The Center proceeded to generate articles denying the individual right to arms. The OSU connection also gave Joyce an academic money laundry. When it decided to buy an issue of the Stanford Law and Policy Review, it had a cover. Joyce handed OSU $125,000 for that purpose; all the law review editors knew was that OSU’s Foundation granted them that breathtaking sum, and a helpful Prof. Cornell volunteered to organize the issue. (The review was later sufficiently embarassed to publish an open letter on the affair).

The Joyce directorate’s plan almost succeeded. The individual rights view won out in the Heller Supreme Court appeal, but only by 5-4. The four dissenters were persuaded in part by Joyce-funded writings, down to relying on an article which misled them on critical historical documents.

Having lost that fight, Obama now claims he always held the individual rights view of the Second Amendment, and that he “respects the constitutional rights of Americans to bear arms.” But as a Joyce director, Obama was involved in a wealthy foundation’s attempt to manipulate the Supreme Court, buy legal scholarship, and obliterate the individual right to arms.

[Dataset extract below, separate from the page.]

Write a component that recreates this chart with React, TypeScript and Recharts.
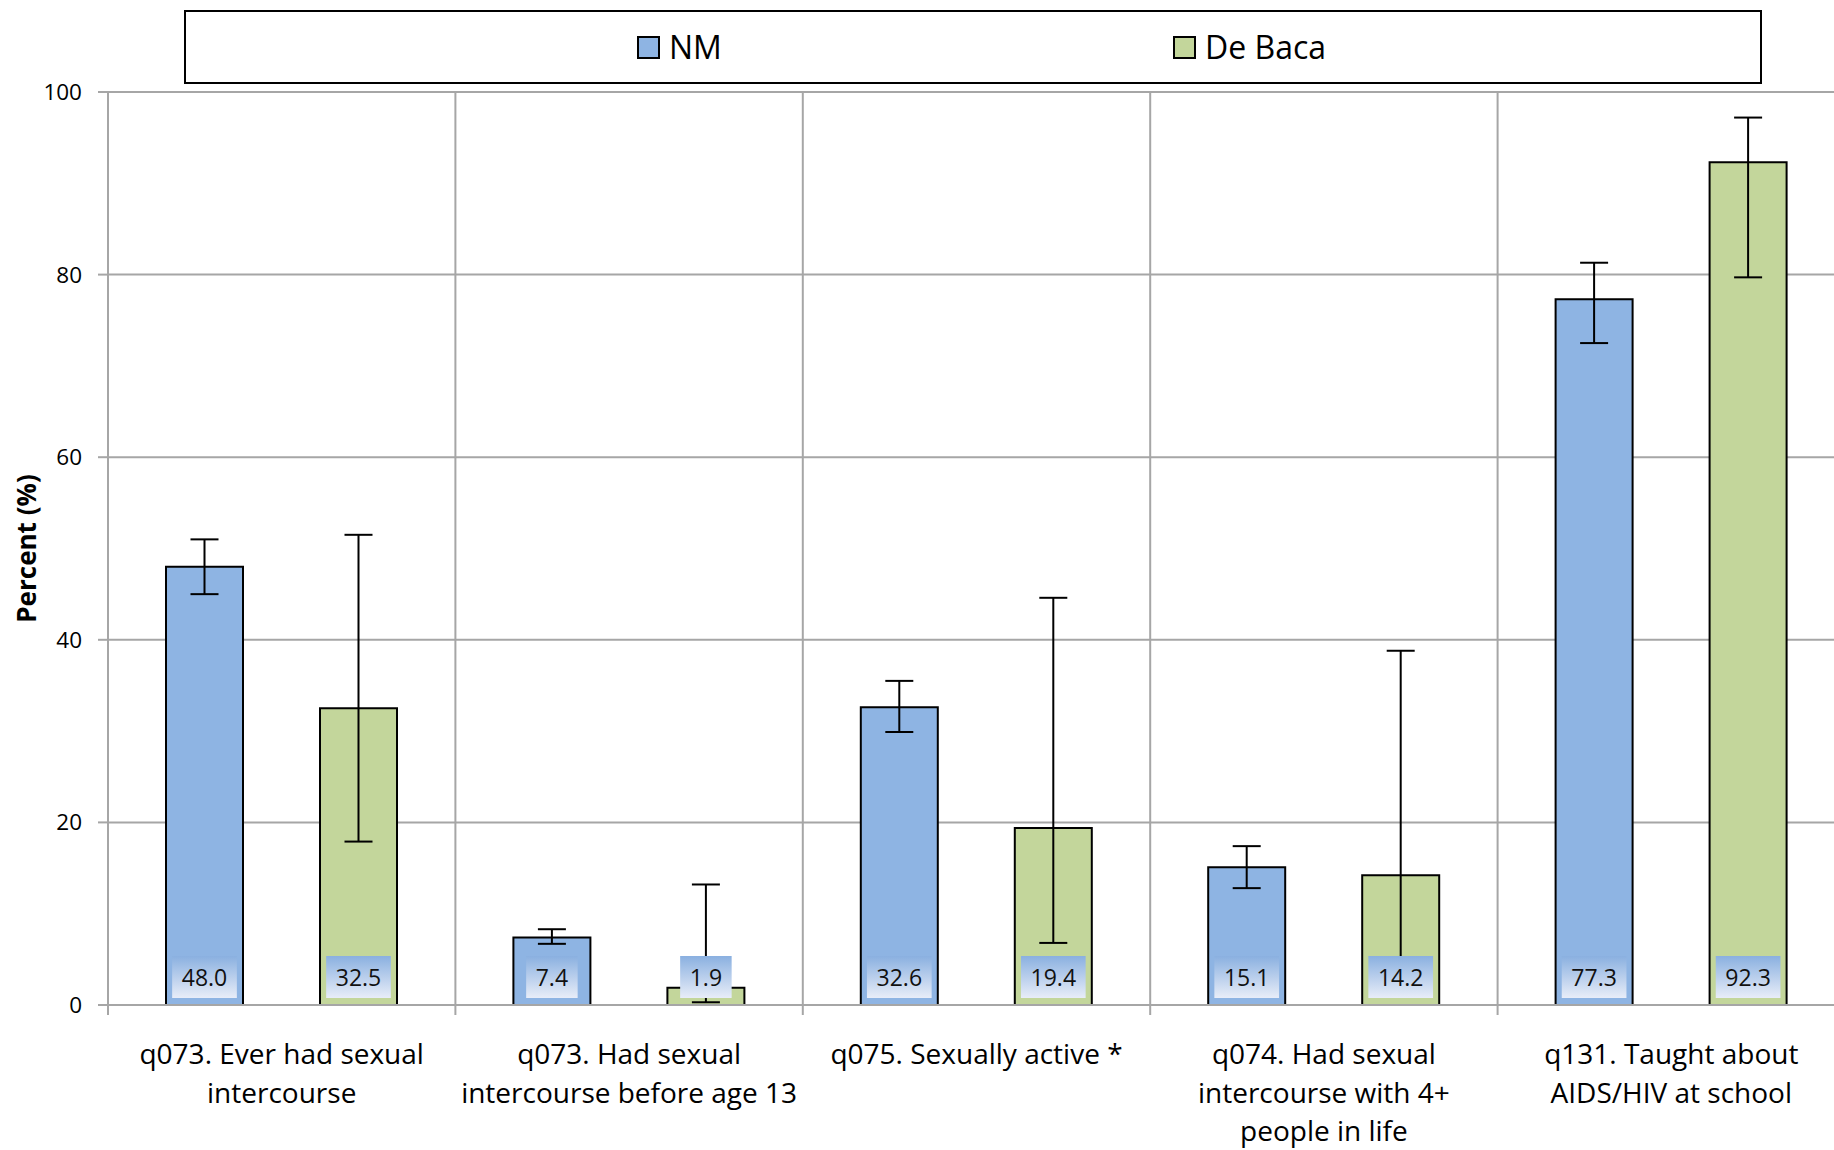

Voters who value the Constitution should ask whether someone who was party to that plan should be nominating future Supreme Court justices.
 
:cuss::cuss::cuss:

I haven't been this angry in a long time.

:fire:

(not that I'm surprised by this)

EDIT: Calmed down a bit. Found the website for the center at OSU. A LOT of the stuff on there made my blood boil in a generalized way, but the links section brought my spirits up a bit. The "Classroom" section didn't seem to work for me, though. Might be a good thing.
 
I just finished writing a law review article for the Alaska Law Review, and I was on the board on the Oregon Law Review. This is the very first I've heard of PAYING people to write articles. Or handing over an issue to a partisan organization. Traditionally it is all voluntary, with students running the journal under faculty advisors. Profs and practitioners submit articles on a voluntary, unpaid basis. I would question the legitimacy of any article generated by offers of five grand. Obama was EIC and should have known better than to get involved with this perversion.

I would also be strongly against setting up a counter journal with NRA funding. We cannot let the law reviews turn into arms of partisan think tanks. Their independence and amatuer traditions sometimes lead to substandard articles, but they also make room for free thinking. Remember what exploded "Arming America"? It was an article in the Yale law journal. Unpaid and unbiased.
 
This isn't that new. Years ago, there was discussion about the fact that of the 48 law review/journal articles on the subject, only five called for a collective interpretation. Those five had been bought and paid for by the Brady Bunch.

"Scholarship" has been for sale for a long time.
 
Oh, I wasn't even remotely suggesting playing the same game; I just wanted to make sure we're all aware that the game is being played, and be prepared to refute it when it happens.

I suspect that judges are well familiar with the history of law reviews, and pointing out the funding sources would help to diminish their credibility, but we need to make sure we're examining the sources critically now that the opposition has decided to pollute the stream.
 
It's pretty well known that in professional circles the first thing you look at in a study is who financed it. I think the justices on the supreme court probably know that too. The info above is interesting, but I don't think they are fooling anybody that knows anything.
 
It's pretty well known that in professional circles the first thing you look at in a study is who financed it.

So the Climate Changelings aren't what you'd call "professional circles"?:D

Seems like they are downright furious that some people, e.g. Michael Crichton, tell us to follow the money.